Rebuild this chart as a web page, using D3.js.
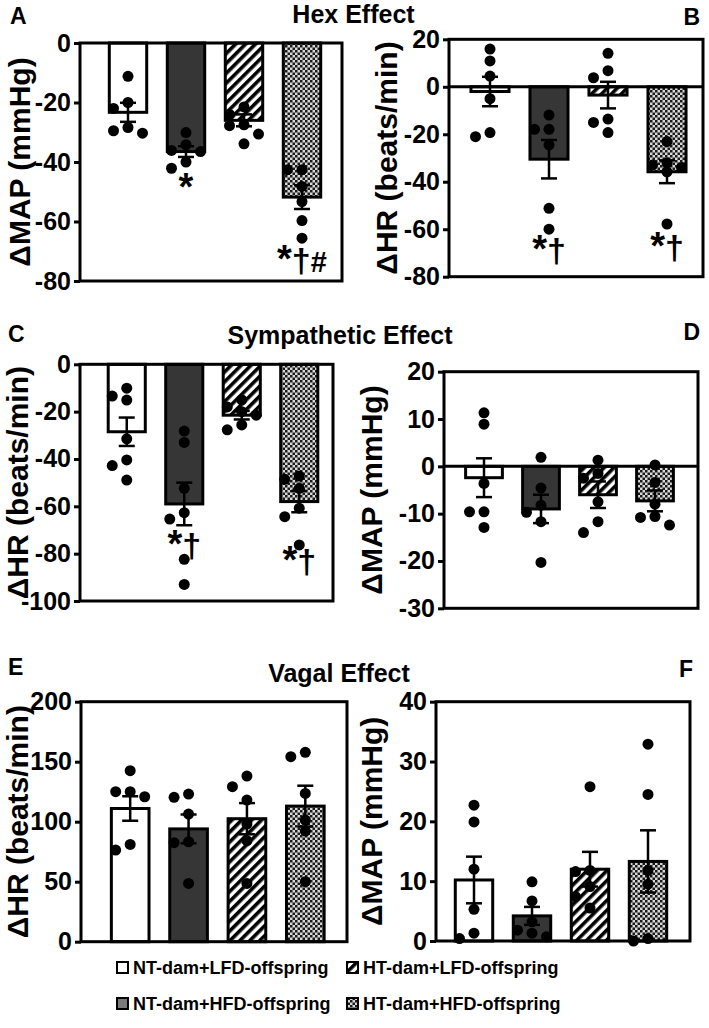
<!DOCTYPE html>
<html><head><meta charset="utf-8">
<script src="https://cdn.jsdelivr.net/npm/d3@7"></script>
<style>
body{margin:0;background:#fff}
svg{display:block}
text{font-family:"Liberation Sans",Arial,Helvetica,sans-serif;font-weight:bold;fill:#000}
</style>
</head><body>
<svg id="chart" width="709" height="1028"></svg>
<script>
// ---------------- DATA ----------------
const groups = ["NT-dam+LFD-offspring","NT-dam+HFD-offspring","HT-dam+LFD-offspring","HT-dam+HFD-offspring"];

// A: Hex effect, ΔMAP
const hexMapMean = [-23.3, -36.5, -26.0, -51.8];
const hexMapSem  = [3.2, 1.8, 2.0, 4.0];
const hexMapPoints = [
  [-11.2, -20.0, -22.0, -28.4, -30.3, -29.5],
  [-30.1, -34.2, -36.1, -36.5, -42.1, -40.0],
  [-21.5, -24.0, -27.5, -27.8, -30.6, -33.9],
  [-42.6, -42.6, -48.2, -53.3, -59.7, -65.6]
];
const hexMapTicks = [0, -20, -40, -60, -80];
const hexMapSig = [{g:1, text:"*", at:-52.8}, {g:3, text:"*†#", at:-77}];

// B: Hex effect, ΔHR
const hexHrMean = [-2.0, -30.5, -3.5, -35.8];
const hexHrSem  = [6.2, 8.1, 5.6, 4.8];
const hexHrPoints = [
  [15.9, 10.9, 4.5, -5.0, -21.0, -19.3],
  [-11.9, -17.9, -17.9, -24.5, -51.2, -60.0],
  [14.1, 6.8, 3.8, -13.6, -15.0, -19.3],
  [-23.1, -32.0, -34.0, -35.8, -33.0, -57.8]
];
const hexHrTicks = [20, 0, -20, -40, -60, -80];
const hexHrSig = [{g:1, text:"*†", at:-73.8}, {g:3, text:"*†", at:-72.5}];

// C: Sympathetic effect, ΔHR
const symHrMean = [-28.5, -59.0, -21.5, -58.0];
const symHrSem  = [6.0, 9.0, 1.8, 4.5];
const symHrPoints = [
  [-10.1, -15.1, -13.4, -31.5, -40.4, -42.8, -48.9],
  [-28.2, -33.0, -52.4, -65.4, -62.7, -82.4, -93.0],
  [-15.0, -18.0, -20.0, -21.5, -25.6, -27.7],
  [-48.6, -47.2, -52.4, -60.8, -64.4, -76.3]
];
const symHrTicks = [0, -20, -40, -60, -80, -100];
const symHrSig = [{g:1, text:"*†", at:-81.4}, {g:3, text:"*†", at:-88.2}];

// D: Sympathetic effect, ΔMAP
const symMapMean = [-2.4, -9.0, -6.0, -7.3];
const symMapSem  = [4.1, 3.0, 2.8, 2.2];
const symMapPoints = [
  [11.3, 8.9, -3.6, -9.6, -9.6, -12.9],
  [1.9, -4.6, -9.7, -8.2, -11.7, -20.3],
  [1.3, -1.5, -2.5, -7.5, -11.7, -14.0],
  [0.3, -3.4, -8.0, -10.6, -10.8, -12.4]
];
const symMapTicks = [20, 10, 0, -10, -20, -30];

// E: Vagal effect, ΔHR
const vagHrMean = [111.0, 94.0, 102.5, 113.0];
const vagHrSem  = [10.2, 12.0, 13.0, 17.0];
const vagHrPoints = [
  [142.5, 125.0, 125.0, 120.8, 76.4, 81.1],
  [120.3, 123.0, 106.4, 83.3, 82.5, 48.6],
  [138.0, 129.2, 118.0, 98.0, 84.2, 48.6],
  [154.2, 157.8, 123.6, 101.4, 92.2, 50.0]
];
const vagHrTicks = [0, 50, 100, 150, 200];

// F: Vagal effect, ΔMAP
const vagMapMean = [10.2, 4.2, 12.0, 13.3];
const vagMapSem  = [3.9, 1.5, 2.9, 5.2];
const vagMapPoints = [
  [22.7, 19.9, 12.0, 5.3, 0.4, 1.3],
  [9.9, 6.7, 3.2, 1.3, 1.8, 0.7],
  [25.8, 11.8, 11.6, 9.1, 7.4, 5.5],
  [32.9, 24.5, 11.8, 9.5, 0.0, 0.4]
];
const vagMapTicks = [0, 10, 20, 30, 40];

const sectionTitles = ["Hex Effect", "Sympathetic Effect", "Vagal Effect"];
const yLabelMap = "ΔMAP (mmHg)";
const yLabelHr = "ΔHR (beats/min)";

// ---------------- LAYOUT ----------------
const panels = [
  {letter:"A", mean:hexMapMean, sem:hexMapSem, pts:hexMapPoints, ticks:hexMapTicks, sig:hexMapSig, label:yLabelMap,
   dom:[-80,0], box:[80,342,43,281], bars:[99,331], labelX:30, zero:false, letterAt:[10,24,"start"]},
  {letter:"B", mean:hexHrMean, sem:hexHrSem, pts:hexHrPoints, ticks:hexHrTicks, sig:hexHrSig, label:yLabelHr,
   dom:[-80,20], box:[449,703,39.3,276.7], bars:[460.5,696.5], labelX:397, zero:true, letterAt:[700,25,"end"]},
  {letter:"C", mean:symHrMean, sem:symHrSem, pts:symHrPoints, ticks:symHrTicks, sig:symHrSig, label:yLabelHr,
   dom:[-100,0], box:[80,333,364.3,601], bars:[98,328], labelX:28, zero:false, letterAt:[8,342,"start"]},
  {letter:"D", mean:symMapMean, sem:symMapSem, pts:symMapPoints, ticks:symMapTicks, sig:[], label:yLabelMap,
   dom:[-30,20], box:[444,698,371.7,608.3], bars:[455.5,683.5], labelX:382, zero:true, letterAt:[700,340,"end"]},
  {letter:"E", mean:vagHrMean, sem:vagHrSem, pts:vagHrPoints, ticks:vagHrTicks, sig:[], label:yLabelHr,
   dom:[0,200], box:[81,347,701.7,941.7], bars:[101,334.5], labelX:28, zero:false, letterAt:[8,675,"start"]},
  {letter:"F", mean:vagMapMean, sem:vagMapSem, pts:vagMapPoints, ticks:vagMapTicks, sig:[], label:yLabelMap,
   dom:[0,40], box:[436,690,701.7,941], bars:[445,677], labelX:382, zero:false, letterAt:[693,677,"end"]}
];
const titleAt = [[353.5,23],[340,344],[339,682]];

const svg = d3.select("#chart");
const defs = svg.append("defs");

// patterns
const hatch = defs.append("pattern").attr("id","hatch").attr("patternUnits","userSpaceOnUse")
  .attr("width",7).attr("height",7).attr("patternTransform","rotate(45)");
hatch.append("rect").attr("width",7).attr("height",7).attr("fill","#fff");
hatch.append("rect").attr("width",3.6).attr("height",7).attr("fill","#000");

const checker = defs.append("pattern").attr("id","checker").attr("patternUnits","userSpaceOnUse")
  .attr("width",5).attr("height",5);
checker.append("rect").attr("width",5).attr("height",5).attr("fill","#d8d8d8");
checker.append("rect").attr("width",2.5).attr("height",2.5).attr("fill","#1a1a1a");
checker.append("rect").attr("x",2.5).attr("y",2.5).attr("width",2.5).attr("height",2.5).attr("fill","#1a1a1a");

const barFill = ["#ffffff", "#363636", "url(#hatch)", "url(#checker)"];
const legendFill = ["#ffffff", "#7a7a7a", "url(#hatch)", "url(#checker)"];

// simple three-column swarm: centre first, then left, then right; if all collide take the roomiest
function swarm(vals, y, r, dx) {
  const order = vals.map((v,i)=>i).sort((a,b)=>vals[b]-vals[a]);
  const placed = [], out = new Array(vals.length);
  for (const i of order) {
    const py = y(vals[i]);
    let best = null, bestD = -1;
    for (const k of [0,-1,1]) {
      const px = k*dx;
      const d = placed.length ? d3.min(placed, p => Math.hypot(p[0]-px, p[1]-py)) : Infinity;
      if (d >= 2*r - 0.01) { best = [px,py]; break; }
      if (d > bestD) { bestD = d; best = [px,py]; }
    }
    placed.push(best); out[i] = best;
  }
  return out;
}

const R = 5.5;
panels.forEach(p => {
  const [x0,x1,y0,y1] = p.box;
  const y = d3.scaleLinear().domain(p.dom).range([y1, y0]);
  const x = d3.scaleBand().domain(groups).range(p.bars).paddingInner(0.355).paddingOuter(0.1775);
  const g = svg.append("g");

  // bars
  g.selectAll("rect.bar").data(groups).join("rect").attr("class","bar")
    .attr("x", d => x(d))
    .attr("width", x.bandwidth())
    .attr("y", (d,i) => Math.min(y(0), y(p.mean[i])))
    .attr("height", (d,i) => Math.abs(y(p.mean[i]) - y(0)))
    .attr("fill", (d,i) => barFill[i])
    .attr("stroke", "#000").attr("stroke-width", 3);

  if (p.zero) {
    g.append("line").attr("x1",x0).attr("x2",x1).attr("y1",y(0)).attr("y2",y(0))
      .attr("stroke","#000").attr("stroke-width",3);
  }

  // dots
  groups.forEach((grp,i) => {
    const cx = x(grp) + x.bandwidth()/2;
    const pos = swarm(p.pts[i], y, R, 14.5);
    g.selectAll(null).data(pos).join("circle")
      .attr("cx", d => cx + d[0]).attr("cy", d => d[1]).attr("r", R).attr("fill","#000");
  });

  // error bars (mean ± SEM)
  groups.forEach((grp,i) => {
    const cx = x(grp) + x.bandwidth()/2;
    const hi = y(p.mean[i] + p.sem[i]), lo = y(p.mean[i] - p.sem[i]);
    g.append("line").attr("x1",cx).attr("x2",cx).attr("y1",hi).attr("y2",lo).attr("stroke","#000").attr("stroke-width",2.5);
    [hi, lo].forEach(yy => g.append("line").attr("x1",cx-8).attr("x2",cx+8).attr("y1",yy).attr("y2",yy)
      .attr("stroke","#000").attr("stroke-width",2.5));
  });

  // frame
  g.append("rect").attr("x",x0).attr("y",y0).attr("width",x1-x0).attr("height",y1-y0)
    .attr("fill","none").attr("stroke","#000").attr("stroke-width",3);

  // axis
  const ax = g.append("g").attr("transform",`translate(${x0},0)`)
    .call(d3.axisLeft(y).tickValues(p.ticks).tickSize(6).tickPadding(3).tickFormat(d => String(d)));
  ax.select(".domain").remove();
  ax.selectAll(".tick line").attr("stroke","#000").attr("stroke-width",3);
  ax.selectAll(".tick text").style("font-size","25px").style("font-weight","bold")
    .style("font-family",'"Liberation Sans",Arial,sans-serif').attr("fill","#000");

  // y label
  g.append("text").attr("transform",`translate(${p.labelX},${(y0+y1)/2}) rotate(-90)`)
    .attr("text-anchor","middle").style("font-size","30px").text(p.label);

  // panel letter
  g.append("text").attr("x",p.letterAt[0]).attr("y",p.letterAt[1]).attr("text-anchor",p.letterAt[2])
    .style("font-size","23px").text(p.letter);

  // significance marks
  p.sig.forEach(s => {
    const cx = x(groups[s.g]) + x.bandwidth()/2;
    const t = g.append("text").attr("x",cx).attr("y",y(s.at)).attr("text-anchor","middle");
    [...s.text].forEach(ch => {
      t.append("tspan").style("font-size", ch === "#" ? "29px" : ch === "*" ? "38px" : "34px").text(ch);
    });
  });
});

// section titles
svg.selectAll("text.title").data(sectionTitles).join("text").attr("class","title")
  .attr("x",(d,i)=>titleAt[i][0]).attr("y",(d,i)=>titleAt[i][1])
  .attr("text-anchor","middle").style("font-size","25px").text(d=>d);

// legend
const legendOrder = [0,2,1,3];
const legendPos = [[117,974],[347,974],[117,1010],[347,1010]];
legendOrder.forEach((gi,k) => {
  const [lx,ly] = legendPos[k];
  svg.append("rect").attr("x",lx).attr("y",ly-12).attr("width",11).attr("height",11)
    .attr("fill",legendFill[gi]).attr("stroke","#000").attr("stroke-width",2);
  svg.append("text").attr("x",lx+16).attr("y",ly).style("font-size","18px").text(groups[gi]);
});
</script>
</body></html>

- - - - - - -

### Requirements
From the first line of the listing above, repeat every line through the one holding "const symMapTicks = [20, 10, 0, -10, -20, -30];". Both ends count, and pictures stay out.

### Worked answer
Rebuild this chart as a web page, using D3.js.
<!DOCTYPE html>
<html><head><meta charset="utf-8">
<script src="https://cdn.jsdelivr.net/npm/d3@7"></script>
<style>
body{margin:0;background:#fff}
svg{display:block}
text{font-family:"Liberation Sans",Arial,Helvetica,sans-serif;font-weight:bold;fill:#000}
</style>
</head><body>
<svg id="chart" width="709" height="1028"></svg>
<script>
// ---------------- DATA ----------------
const groups = ["NT-dam+LFD-offspring","NT-dam+HFD-offspring","HT-dam+LFD-offspring","HT-dam+HFD-offspring"];

// A: Hex effect, ΔMAP
const hexMapMean = [-23.3, -36.5, -26.0, -51.8];
const hexMapSem  = [3.2, 1.8, 2.0, 4.0];
const hexMapPoints = [
  [-11.2, -20.0, -22.0, -28.4, -30.3, -29.5],
  [-30.1, -34.2, -36.1, -36.5, -42.1, -40.0],
  [-21.5, -24.0, -27.5, -27.8, -30.6, -33.9],
  [-42.6, -42.6, -48.2, -53.3, -59.7, -65.6]
];
const hexMapTicks = [0, -20, -40, -60, -80];
const hexMapSig = [{g:1, text:"*", at:-52.8}, {g:3, text:"*†#", at:-77}];

// B: Hex effect, ΔHR
const hexHrMean = [-2.0, -30.5, -3.5, -35.8];
const hexHrSem  = [6.2, 8.1, 5.6, 4.8];
const hexHrPoints = [
  [15.9, 10.9, 4.5, -5.0, -21.0, -19.3],
  [-11.9, -17.9, -17.9, -24.5, -51.2, -60.0],
  [14.1, 6.8, 3.8, -13.6, -15.0, -19.3],
  [-23.1, -32.0, -34.0, -35.8, -33.0, -57.8]
];
const hexHrTicks = [20, 0, -20, -40, -60, -80];
const hexHrSig = [{g:1, text:"*†", at:-73.8}, {g:3, text:"*†", at:-72.5}];

// C: Sympathetic effect, ΔHR
const symHrMean = [-28.5, -59.0, -21.5, -58.0];
const symHrSem  = [6.0, 9.0, 1.8, 4.5];
const symHrPoints = [
  [-10.1, -15.1, -13.4, -31.5, -40.4, -42.8, -48.9],
  [-28.2, -33.0, -52.4, -65.4, -62.7, -82.4, -93.0],
  [-15.0, -18.0, -20.0, -21.5, -25.6, -27.7],
  [-48.6, -47.2, -52.4, -60.8, -64.4, -76.3]
];
const symHrTicks = [0, -20, -40, -60, -80, -100];
const symHrSig = [{g:1, text:"*†", at:-81.4}, {g:3, text:"*†", at:-88.2}];

// D: Sympathetic effect, ΔMAP
const symMapMean = [-2.4, -9.0, -6.0, -7.3];
const symMapSem  = [4.1, 3.0, 2.8, 2.2];
const symMapPoints = [
  [11.3, 8.9, -3.6, -9.6, -9.6, -12.9],
  [1.9, -4.6, -9.7, -8.2, -11.7, -20.3],
  [1.3, -1.5, -2.5, -7.5, -11.7, -14.0],
  [0.3, -3.4, -8.0, -10.6, -10.8, -12.4]
];
const symMapTicks = [20, 10, 0, -10, -20, -30];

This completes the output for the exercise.